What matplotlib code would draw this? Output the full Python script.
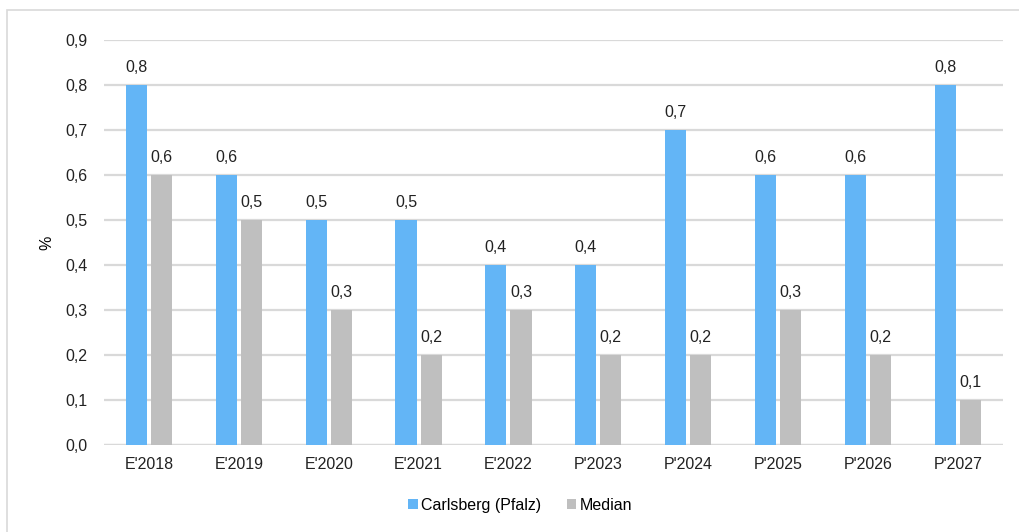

* * *

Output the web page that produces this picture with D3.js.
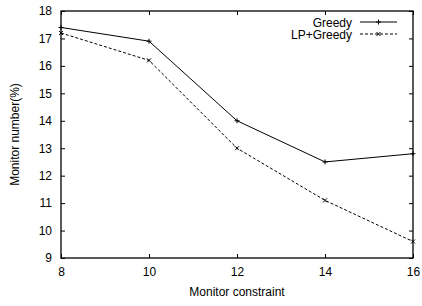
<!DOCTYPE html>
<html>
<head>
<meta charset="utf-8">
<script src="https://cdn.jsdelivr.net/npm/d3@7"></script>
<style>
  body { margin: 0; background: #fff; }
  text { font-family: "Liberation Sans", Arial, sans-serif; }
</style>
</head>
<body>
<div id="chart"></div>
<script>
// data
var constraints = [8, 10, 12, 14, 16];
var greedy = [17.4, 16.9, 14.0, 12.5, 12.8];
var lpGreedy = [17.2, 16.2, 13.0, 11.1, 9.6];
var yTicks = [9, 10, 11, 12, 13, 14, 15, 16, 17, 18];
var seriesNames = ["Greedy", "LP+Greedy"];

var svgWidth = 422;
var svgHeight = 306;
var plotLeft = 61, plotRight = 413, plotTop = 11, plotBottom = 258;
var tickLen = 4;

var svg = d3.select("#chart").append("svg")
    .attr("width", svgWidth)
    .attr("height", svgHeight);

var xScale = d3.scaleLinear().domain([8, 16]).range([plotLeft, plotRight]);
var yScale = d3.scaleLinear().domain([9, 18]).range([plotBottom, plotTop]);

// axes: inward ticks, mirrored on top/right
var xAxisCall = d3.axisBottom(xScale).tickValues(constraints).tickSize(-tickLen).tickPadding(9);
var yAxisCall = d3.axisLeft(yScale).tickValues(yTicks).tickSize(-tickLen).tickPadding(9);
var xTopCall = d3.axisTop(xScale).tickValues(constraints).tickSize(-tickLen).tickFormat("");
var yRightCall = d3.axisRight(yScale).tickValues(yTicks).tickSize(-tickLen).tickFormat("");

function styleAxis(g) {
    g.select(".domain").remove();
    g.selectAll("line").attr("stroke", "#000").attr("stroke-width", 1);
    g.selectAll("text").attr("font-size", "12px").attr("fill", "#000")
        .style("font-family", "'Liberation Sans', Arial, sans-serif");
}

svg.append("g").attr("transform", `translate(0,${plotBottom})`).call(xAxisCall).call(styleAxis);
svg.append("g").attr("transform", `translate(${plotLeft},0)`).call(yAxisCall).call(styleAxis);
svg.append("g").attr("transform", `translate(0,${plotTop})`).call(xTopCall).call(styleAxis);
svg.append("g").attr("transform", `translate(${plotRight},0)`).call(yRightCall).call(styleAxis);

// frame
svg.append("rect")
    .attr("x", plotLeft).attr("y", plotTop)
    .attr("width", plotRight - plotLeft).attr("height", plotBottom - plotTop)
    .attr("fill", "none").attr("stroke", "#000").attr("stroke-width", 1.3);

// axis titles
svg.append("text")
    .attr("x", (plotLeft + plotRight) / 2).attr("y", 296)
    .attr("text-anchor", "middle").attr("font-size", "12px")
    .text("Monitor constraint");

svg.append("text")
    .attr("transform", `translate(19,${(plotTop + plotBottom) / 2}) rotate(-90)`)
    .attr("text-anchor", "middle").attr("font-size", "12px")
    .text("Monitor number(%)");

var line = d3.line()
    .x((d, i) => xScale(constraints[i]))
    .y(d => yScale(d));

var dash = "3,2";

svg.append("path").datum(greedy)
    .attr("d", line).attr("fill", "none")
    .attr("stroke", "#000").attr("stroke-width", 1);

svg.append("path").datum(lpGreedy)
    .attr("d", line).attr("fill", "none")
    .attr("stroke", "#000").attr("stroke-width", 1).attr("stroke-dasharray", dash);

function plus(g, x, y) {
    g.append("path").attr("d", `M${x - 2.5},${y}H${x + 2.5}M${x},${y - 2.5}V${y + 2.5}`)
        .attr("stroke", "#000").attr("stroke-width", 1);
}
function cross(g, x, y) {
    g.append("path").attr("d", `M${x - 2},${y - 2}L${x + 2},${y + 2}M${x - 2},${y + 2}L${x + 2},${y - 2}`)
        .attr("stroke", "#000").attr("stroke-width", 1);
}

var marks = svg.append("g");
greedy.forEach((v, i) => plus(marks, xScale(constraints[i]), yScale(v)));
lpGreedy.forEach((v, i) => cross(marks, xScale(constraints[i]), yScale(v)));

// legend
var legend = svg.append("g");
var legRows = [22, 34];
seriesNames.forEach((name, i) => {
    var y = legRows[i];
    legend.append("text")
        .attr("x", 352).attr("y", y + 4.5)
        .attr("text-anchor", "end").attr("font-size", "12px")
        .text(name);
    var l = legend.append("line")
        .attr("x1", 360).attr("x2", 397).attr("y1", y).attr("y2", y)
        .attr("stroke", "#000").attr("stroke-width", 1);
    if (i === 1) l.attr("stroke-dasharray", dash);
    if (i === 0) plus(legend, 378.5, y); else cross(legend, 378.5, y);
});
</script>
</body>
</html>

• TO BE DONE:
From the line containing "Output the web" to the line containing "var tickLen = 4;", both lines included, give the text again exactly, without any pictures.

• FINISHED TASK:
Output the web page that produces this picture with D3.js.
<!DOCTYPE html>
<html>
<head>
<meta charset="utf-8">
<script src="https://cdn.jsdelivr.net/npm/d3@7"></script>
<style>
  body { margin: 0; background: #fff; }
  text { font-family: "Liberation Sans", Arial, sans-serif; }
</style>
</head>
<body>
<div id="chart"></div>
<script>
// data
var constraints = [8, 10, 12, 14, 16];
var greedy = [17.4, 16.9, 14.0, 12.5, 12.8];
var lpGreedy = [17.2, 16.2, 13.0, 11.1, 9.6];
var yTicks = [9, 10, 11, 12, 13, 14, 15, 16, 17, 18];
var seriesNames = ["Greedy", "LP+Greedy"];

var svgWidth = 422;
var svgHeight = 306;
var plotLeft = 61, plotRight = 413, plotTop = 11, plotBottom = 258;
var tickLen = 4;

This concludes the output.